“Do not put that in your mouth!” These were the words I exclaimed during B’s bath the other day. She had just put her sister’s shampoo bottle in her mouth and I, for emphasis, started off that sentence with her first and middle name (typical mom move).
To me, it made perfect sense to say what I did. She knows better and soap doesn’t taste that great anyway.
To my daughter, though, it was the straw that broke the camel’s back on a long day and she burst into tears. And not just tears that happen when a toddler is told no. These were gut wrenching sobs. My husband gave me a little look that was like “too harsh, Katie,” but the damage was already done. We went separate ways to finish up the girls’ bedtime routines, which we’ll do every night until they’re old enough to enjoy the routine together.
After B was settled into bed, Reece came into M’s room and sat on the floor to check in while she finished nursing. He went on to share that he noticed I was being pretty negative all evening. While nothing I said it did was terribly out of line, there were a lot of “no’s” and “don’t do that’s” that came out of my mouth.
I am glad he said what he did, because I was already thinking it. Side note, that’s one thing I really appreciate about our marriage. We have a mutual agreement to let the other person know if they’re acting a certain way and agree not to take it personally or be offended by it. We both want to be the best parents to our girls and partners to each other. That’s a whole other post for a different day, though,
Back to how I was acting, I knew I was being pretty uptight. Life has been nothing short of crazy lately, between Reece’s work and my photo sessions, let alone entertaining two children during the day, trying to stay on budget and the impending holidays. The last few weeks I was feeling the pressure and that night it became clear that it was really starting to show.
You’ve probably heard the saying “let them be little.” it’s a good phrase meant to remind us adults that kids should be allowed to be young. Childhood is so fleeting and there are many outside influences that make our kids grow up to soon, we need to remember that they need time just to act their age and learn things on their own.
I recently heard a quote from Pope Francis that I like even more than “let them be little.” He says: “waste time with your children.”
I like this not only because it reminds us to let the kids do things that we might consider a waste of time, it also encourages parents to engage with their children and play with them.

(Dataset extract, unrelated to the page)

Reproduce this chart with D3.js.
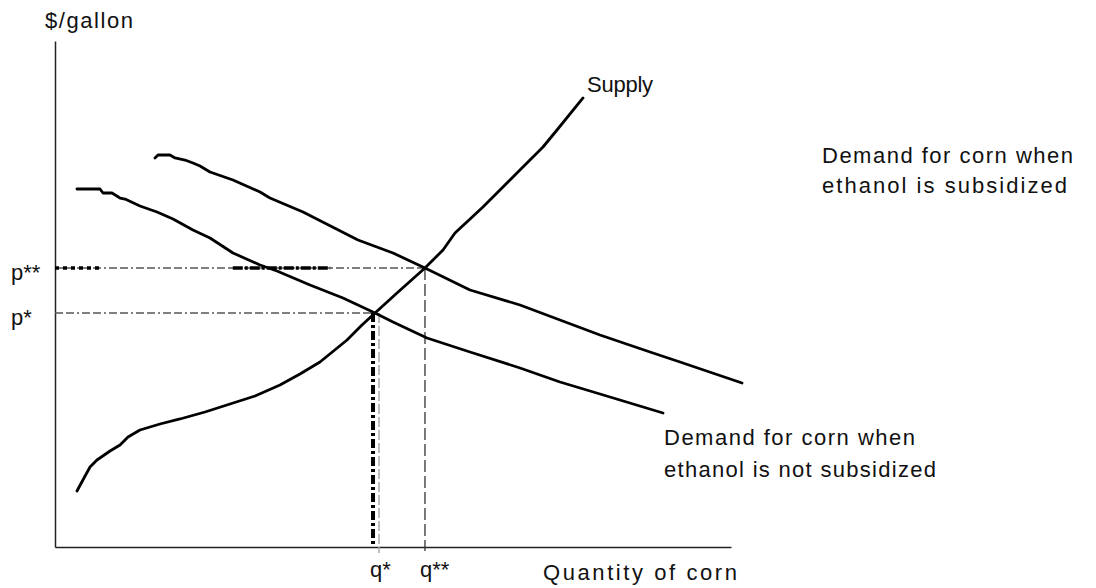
<!DOCTYPE html>
<html>
<head>
<meta charset="utf-8">
<script src="https://cdn.jsdelivr.net/npm/d3@7"></script>
<style>
  body { margin: 0; background: #fff; }
  svg text { font-family: "Liberation Sans", Arial, sans-serif; font-size: 22px; fill: #111; }
</style>
</head>
<body>
<div id="chart"></div>
<script>
// quantity and price are unitless, both axes run 0..100
const supplyQ = [3.25, 4.29, 5.18, 6.21, 8.14, 9.62, 10.8, 12.57, 15.53, 18.49, 22.19, 25.89, 29.59, 33.28, 36.24, 39.2, 43.2, 45.41, 47.34, 50.59, 54.73, 57.4, 59.17, 63.31, 68.34, 72.19, 74.26, 78.11];
const supplyP = [11.07, 13.64, 15.81, 17.19, 18.97, 20.16, 21.74, 23.12, 24.31, 25.3, 26.68, 28.26, 29.84, 32.02, 34.19, 36.56, 40.91, 43.87, 46.25, 50.2, 55.14, 58.7, 62.06, 67.19, 73.91, 79.05, 82.41, 88.74];

// demand for corn, ethanol not subsidized
const demandQ = [3.25, 6.66, 7.1, 8.43, 9.62, 10.36, 12.57, 15.09, 17.46, 20.41, 22.93, 26.33, 30.33, 32.84, 37.72, 42.6, 47.34, 50.0, 55.03, 61.39, 68.79, 74.7, 80.62, 89.94];
const demandP = [70.75, 70.75, 69.96, 69.96, 68.97, 68.77, 67.39, 66.21, 64.82, 62.65, 61.07, 58.1, 55.73, 54.55, 51.78, 49.21, 46.25, 44.47, 41.3, 38.54, 35.38, 32.61, 30.24, 26.48];

// demand for corn, ethanol subsidized
const demandSubQ = [14.79, 15.24, 17.01, 17.75, 19.23, 20.41, 21.45, 22.93, 26.33, 30.33, 31.8, 36.69, 44.82, 50.0, 54.73, 61.39, 68.79, 74.7, 80.62, 88.02, 92.46, 101.63];
const demandSubP = [76.88, 77.47, 77.47, 76.88, 76.48, 75.89, 75.3, 74.11, 72.53, 70.16, 68.97, 66.21, 60.67, 58.1, 55.14, 50.79, 47.83, 44.86, 41.9, 38.54, 36.56, 32.41];

const eqQ = [47.34, 54.73];
const eqP = [46.25, 55.14];
const qLabels = ["q*", "q**"];
const pLabels = ["p*", "p**"];

const width = 1096, height = 588;

const svg = d3.select("#chart").append("svg")
  .attr("width", width)
  .attr("height", height)
  .style("background", "#fff");

const x = d3.scaleLinear().domain([0, 100]).range([55, 731]);
const y = d3.scaleLinear().domain([0, 100]).range([547, 41]);

const zip = (a, b) => a.map((v, i) => [v, b[i]]);
const line = d3.line().x(d => x(d[0])).y(d => y(d[1]));

// axes, no ticks
svg.append("g")
  .attr("transform", `translate(0,${y(0)})`)
  .call(d3.axisBottom(x).tickValues([]).tickSizeOuter(0));
svg.append("g")
  .attr("transform", `translate(${x(0)},0)`)
  .call(d3.axisLeft(y).tickValues([]).tickSizeOuter(0));
svg.selectAll(".domain").attr("stroke", "#222").attr("stroke-width", 1.5);

// guide lines to the two equilibria
const guides = svg.append("g").attr("fill", "none");
eqP.forEach((p, i) => {
  guides.append("line")
    .attr("x1", x(0)).attr("x2", x(eqQ[i]))
    .attr("y1", y(p)).attr("y2", y(p))
    .attr("stroke", "#555").attr("stroke-width", 1.3)
    .attr("stroke-dasharray", "8,3,8,3,2,3");
});

// heavier pieces printed over the p** line
const heavyP = [[0, 6.7, "4,4"], [26.3, 40.7, "10,2,3,2"]];
heavyP.forEach(([a, b, dash]) => {
  guides.append("line")
    .attr("x1", x(a)).attr("x2", x(b))
    .attr("y1", y(eqP[1])).attr("y2", y(eqP[1]))
    .attr("stroke", "#000").attr("stroke-width", 3.5)
    .attr("stroke-dasharray", dash);
});

// q* : thick black dashes plus a faint grey twin
guides.append("line")
  .attr("x1", x(eqQ[0]) - 2).attr("x2", x(eqQ[0]) - 2)
  .attr("y1", y(eqP[0])).attr("y2", y(0))
  .attr("stroke", "#000").attr("stroke-width", 4)
  .attr("stroke-dasharray", "9,3,3,3");
guides.append("line")
  .attr("x1", x(eqQ[0]) + 4).attr("x2", x(eqQ[0]) + 4)
  .attr("y1", y(eqP[0])).attr("y2", y(0) + 6)
  .attr("stroke", "#aaa").attr("stroke-width", 1.5)
  .attr("stroke-dasharray", "10,3");

// q**
guides.append("line")
  .attr("x1", x(eqQ[1])).attr("x2", x(eqQ[1]))
  .attr("y1", y(eqP[1])).attr("y2", y(0) + 4)
  .attr("stroke", "#333").attr("stroke-width", 1.3)
  .attr("stroke-dasharray", "12,4");

// curves
const curves = [zip(supplyQ, supplyP), zip(demandQ, demandP), zip(demandSubQ, demandSubP)];
svg.append("g").selectAll("path")
  .data(curves)
  .join("path")
  .attr("d", line)
  .attr("fill", "none")
  .attr("stroke", "#000")
  .attr("stroke-width", 2.8)
  .attr("stroke-linejoin", "round")
  .attr("stroke-linecap", "round");

// labels
const label = (txt, px, py, len) => {
  const t = svg.append("text").attr("x", px).attr("y", py).text(txt);
  if (len) t.attr("textLength", len).attr("lengthAdjust", "spacing");
  return t;
};

label("$/gallon", 45, 28, 88);
label("Supply", 587, 92, 66);
label("Quantity of corn", 543, 580, 194);

pLabels.forEach((t, i) => label(t, 11, y(eqP[i]) + 12));
qLabels.forEach((t, i) => label(t, x(eqQ[i]) - 5, 577));

label("Demand for corn when", 822, 163, 251);
label("ethanol is subsidized", 822, 193, 245);
label("Demand for corn when", 664, 445, 251);
label("ethanol is not subsidized", 664, 477, 272);
</script>
</body>
</html>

I also like this saying because by “wasting” time with your kids, you are not really wasting time. With every (seemingly) 200th sip of pretend tea, you are fostering your child’s creativity. When you chase your toddler around the kitchen table for hours on end, you are creating memories of screeches and giggles and a happy childhood. And when you continue to build block towers, only to have them destroyed later, you are building a stronger relationship with your baby (who’s not really a baby anymore, let’s face it).
Yes, I know that was probably super corny but you have to admit that it is true.
It is really easy for me to forget the importance of this. There are dishes that need to be done! Laundry is constantly building up at our house. And in this busy time for family photos, there are always sessions that need to be edited. It is hard to balance it all and still be enthusiastic about playing with B. But I have been trying much harder to be present and have fun since the reality check of that one night. I would like B to know me as a mom who had fun and spent time to play with her, so maybe one day when she’s a mom she will want to do the same thing.
For the other parents out there…is this something you struggle with? What do you do to stay present with your children?